残念ながら、自衛隊を指揮監督する責任のある政治家や政府首脳は、東日本大震災に直面しても、なかなか自衛隊に水陸両用戦能力を持たせようとはしなかった(JBpress「ようやく着手か? 防衛に不可欠な『水陸両用戦能力』の構築」2012年9月13日)。そこで、ついにアメリカ海兵隊は、自衛隊が水陸両用戦能力を構築する方向性を打ち出す一助になるべく陸上自衛隊中枢に連絡将校を送り込んだのである。
それが、どのくらい功を奏したのかは分からないが、兎にも角にも政局に明け暮れる政治と違い、自衛隊は着実に水陸両用戦能力の取得に向けて動き始めたのである。
それまで、陸上自衛隊の水陸両用戦との関わりと言えば、毎年サンディエゴ郊外で実施される海兵隊との合同訓練「アイアンフィスト(Iron Fist)」に参加するだけであった(JBpress「米海兵隊と陸自が大規模共同訓練を実施」2013年2月1日)。これも陸上自衛隊だけが参加するため、陸・海・空を併用する統合運用訓練にはなっていなかった。
しかし、2012年の夏には、わずか40名とはいえ陸上自衛隊員がアメリカ海兵隊第31海兵遠征隊とアメリカ海軍の揚陸艦に乗り込んで沖縄から北マリアナ諸島に渡り、水陸両用戦訓練に参加した。そして陸上自衛隊は、水陸両用戦に不可欠と言える「AAV-7」水陸両用強襲車を、調査研究用の4輌だけとはいえ調達することになった。
そしてついに、海上自衛隊の輸送揚陸艦に250名の陸上自衛隊員が乗り込んで太平洋を渡り、カリフォルニアの海岸線で海上自衛隊の揚陸用艦艇と自前のヘリコプターやLCAC(エアクッション型揚陸艇)、それに各種車輌を用いて海・空・陸にまたがる水陸両用戦訓練に参加することになったのである。

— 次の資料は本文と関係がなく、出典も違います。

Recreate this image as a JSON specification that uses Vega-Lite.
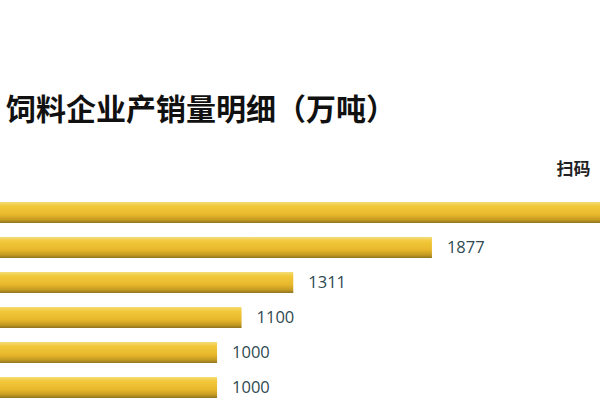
{
  "$schema": "https://vega.github.io/schema/vega-lite/v6.json",
  "width": 600,
  "height": 210,
  "autosize": {"type": "none"},
  "padding": {"top": 195, "left": 0, "right": 0, "bottom": 0},
  "background": "#ffffff",
  "title": {
    "text": "饲料企业产销量明细（万吨）",
    "anchor": "start",
    "frame": "group",
    "orient": "top",
    "offset": 34,
    "dx": 6,
    "font": "Noto Sans CJK SC",
    "fontSize": 30,
    "fontWeight": "bold",
    "color": "#111111"
  },
  "data": {
    "values": [
      {"rank": 1, "value": 2700},
      {"rank": 2, "value": 1877},
      {"rank": 3, "value": 1311},
      {"rank": 4, "value": 1100},
      {"rank": 5, "value": 1000},
      {"rank": 6, "value": 1000}
    ]
  },
  "config": {"view": {"stroke": null}},
  "encoding": {
    "y": {
      "field": "rank",
      "type": "ordinal",
      "sort": "ascending",
      "scale": {"paddingInner": 0.4, "paddingOuter": 0.2},
      "axis": null
    },
    "x": {
      "field": "value",
      "type": "quantitative",
      "scale": {"domain": [114, 2563], "zero": false, "nice": false},
      "axis": {
        "orient": "top",
        "labels": false,
        "ticks": false,
        "domain": false,
        "grid": false,
        "title": "扫码",
        "titleX": 556,
        "titleY": -21,
        "titleAlign": "left",
        "titleBaseline": "alphabetic",
        "titleFont": "Noto Sans CJK SC",
        "titleFontSize": 17,
        "titleFontWeight": "bold",
        "titleColor": "#222222"
      }
    }
  },
  "layer": [
    {
      "mark": {
        "type": "bar",
        "clip": true,
        "fill": {
          "gradient": "linear",
          "x1": 0, "y1": 0, "x2": 0, "y2": 1,
          "stops": [
            {"offset": 0, "color": "#f3dc78"},
            {"offset": 0.2, "color": "#f2c83a"},
            {"offset": 0.6, "color": "#e8b82c"},
            {"offset": 0.85, "color": "#c49a22"},
            {"offset": 1, "color": "#8f7420"}
          ]
        }
      }
    },
    {
      "transform": [{"filter": "datum.value < 2500"}],
      "mark": {
        "type": "text",
        "align": "left",
        "baseline": "middle",
        "dx": 15,
        "font": "Open Sans",
        "fontSize": 16.5,
        "color": "#2f4a52"
      },
      "encoding": {"text": {"field": "value", "type": "quantitative", "format": "d"}}
    }
  ]
}
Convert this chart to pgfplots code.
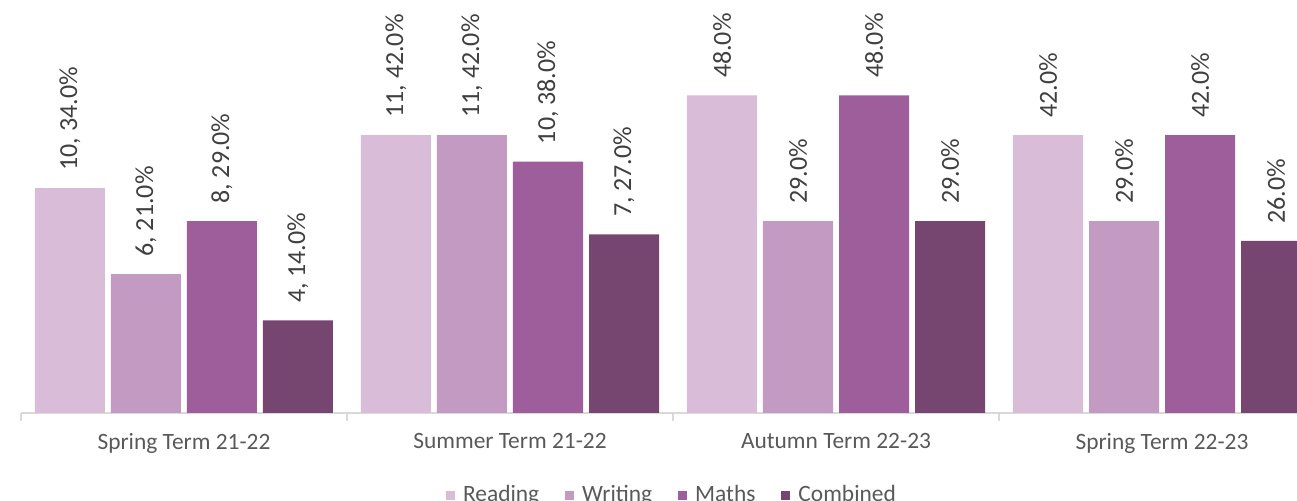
\documentclass[border=0pt]{standalone}
\usepackage{fontspec}
\setmainfont{Carlito}
\usepackage{pgfplots}
\pgfplotsset{compat=1.18}
\definecolor{cR}{HTML}{D9BDD8}
\definecolor{cW}{HTML}{C39BC2}
\definecolor{cM}{HTML}{9E5E9B}
\definecolor{cC}{HTML}{764671}
\definecolor{txt}{HTML}{595959}
\definecolor{lbl}{HTML}{404040}
\definecolor{axl}{HTML}{D9D9D9}
\begin{document}
\begin{tikzpicture}
\useasboundingbox (-10.5pt,-44pt) rectangle (638pt,206.5pt);
\clip (-10.5pt,-44pt) rectangle (638pt,206.5pt);
\begin{axis}[
  scale only axis, width=652pt, height=198.5pt,
  xmin=-0.5, xmax=3.5, ymin=0, ymax=60,
  ybar=3pt, bar width=35pt,
  axis x line=bottom, axis y line=none,
  axis line style={draw=axl, line width=0.8pt, -},
  xtick={0,1,2,3},
  xticklabels={Spring Term 21-22, Summer Term 21-22, Autumn Term 22-23, Spring Term 22-23},
  major tick length=0pt,
  minor xtick={-0.5,0.5,1.5,2.5,3.5},
  minor tick length=4pt,
  xtick align=outside,
  minor tick style={draw=axl, line width=0.8pt},
  x tick label style={font=\fontsize{11.7}{13}\selectfont, text=txt, yshift=-6.5pt},
  point meta=explicit symbolic,
  nodes near coords,
  every node near coord/.append style={rotate=90, anchor=west, inner xsep=8.5pt,
     font=\fontsize{13}{15}\selectfont, text=lbl},
  legend style={at={(0.5,0)}, anchor=north, yshift=-32pt, draw=none,
     font=\fontsize{11.7}{13}\selectfont, text=txt,
     /tikz/every even column/.append style={column sep=11pt}},
  legend columns=-1,
  legend image code/.code={\fill[#1] (0pt,-2.25pt) rectangle (4.5pt,2.25pt); \path (6.5pt,0pt);},
]
\addplot[fill=cR, draw=none] coordinates {(0,34) [{10, 34.0\%}] (1,42) [{11, 42.0\%}] (2,48) [{48.0\%}] (3,42) [{42.0\%}]};
\addplot[fill=cW, draw=none] coordinates {(0,21) [{6, 21.0\%}] (1,42) [{11, 42.0\%}] (2,29) [{29.0\%}] (3,29) [{29.0\%}]};
\addplot[fill=cM, draw=none] coordinates {(0,29) [{8, 29.0\%}] (1,38) [{10, 38.0\%}] (2,48) [{48.0\%}] (3,42) [{42.0\%}]};
\addplot[fill=cC, draw=none] coordinates {(0,14) [{4, 14.0\%}] (1,27) [{7, 27.0\%}] (2,29) [{29.0\%}] (3,26) [{26.0\%}]};
\legend{Reading, Writing, Maths, Combined}
\end{axis}
\end{tikzpicture}
\end{document}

ちなみに、陸上自衛隊部隊はサンディエゴ軍港に上陸したのではなく、車輌・資機材・隊員を「しもきた」から海自LCACによって海兵隊キャンプ・ペンドルトンの「レッド・ビーチ」に直接上陸した。
(LCACによる上陸の様子の映像がこちら。注:説明書きで「ひゅうが」と「しもきた」を取り違えている)

◆日本国防にとり歴史的な出来事

陸上自衛隊部隊が海上自衛隊艦隊とともに太平洋を渡り、ドーンブリッツ 2013に参加することは、ニューシャム大佐の感慨のように「2年前では想像できなかった」ことであるし、「過去65年間を通して、海上自衛隊と陸上自衛隊が統合して実施する最も意義深い出来事であり、まさに歴史的瞬間である」。彼だけではなく、アメリカ海兵隊やアメリカ海軍の少なからぬ戦略家たちが似たような感想と感嘆を口にしている。
残念ながら、アベノミクスに関しては鳴り物入りで大騒ぎしている日本政府や日本のマスコミは、自衛隊が黙々と、そして着実に自主防衛能力強化に向けて努力している状況を、国民に伝えようとはしていない。
アメリカ軍関係者たちが「歴史的」と評価している自衛隊水陸両用戦隊のサンディエゴ入港の模様や、陸上自衛隊の上陸の姿、名実ともに国際軍事社会を唸らせつつある自衛隊の姿を、日本国民に知らしめることこそ、国民の間に自主防衛の気概を涵養し国民全体の士気を高めるために必要である。そのことに政府やマスコミは気づいていないのであろうか。民主主義国家では、国防の主体は国民なのである。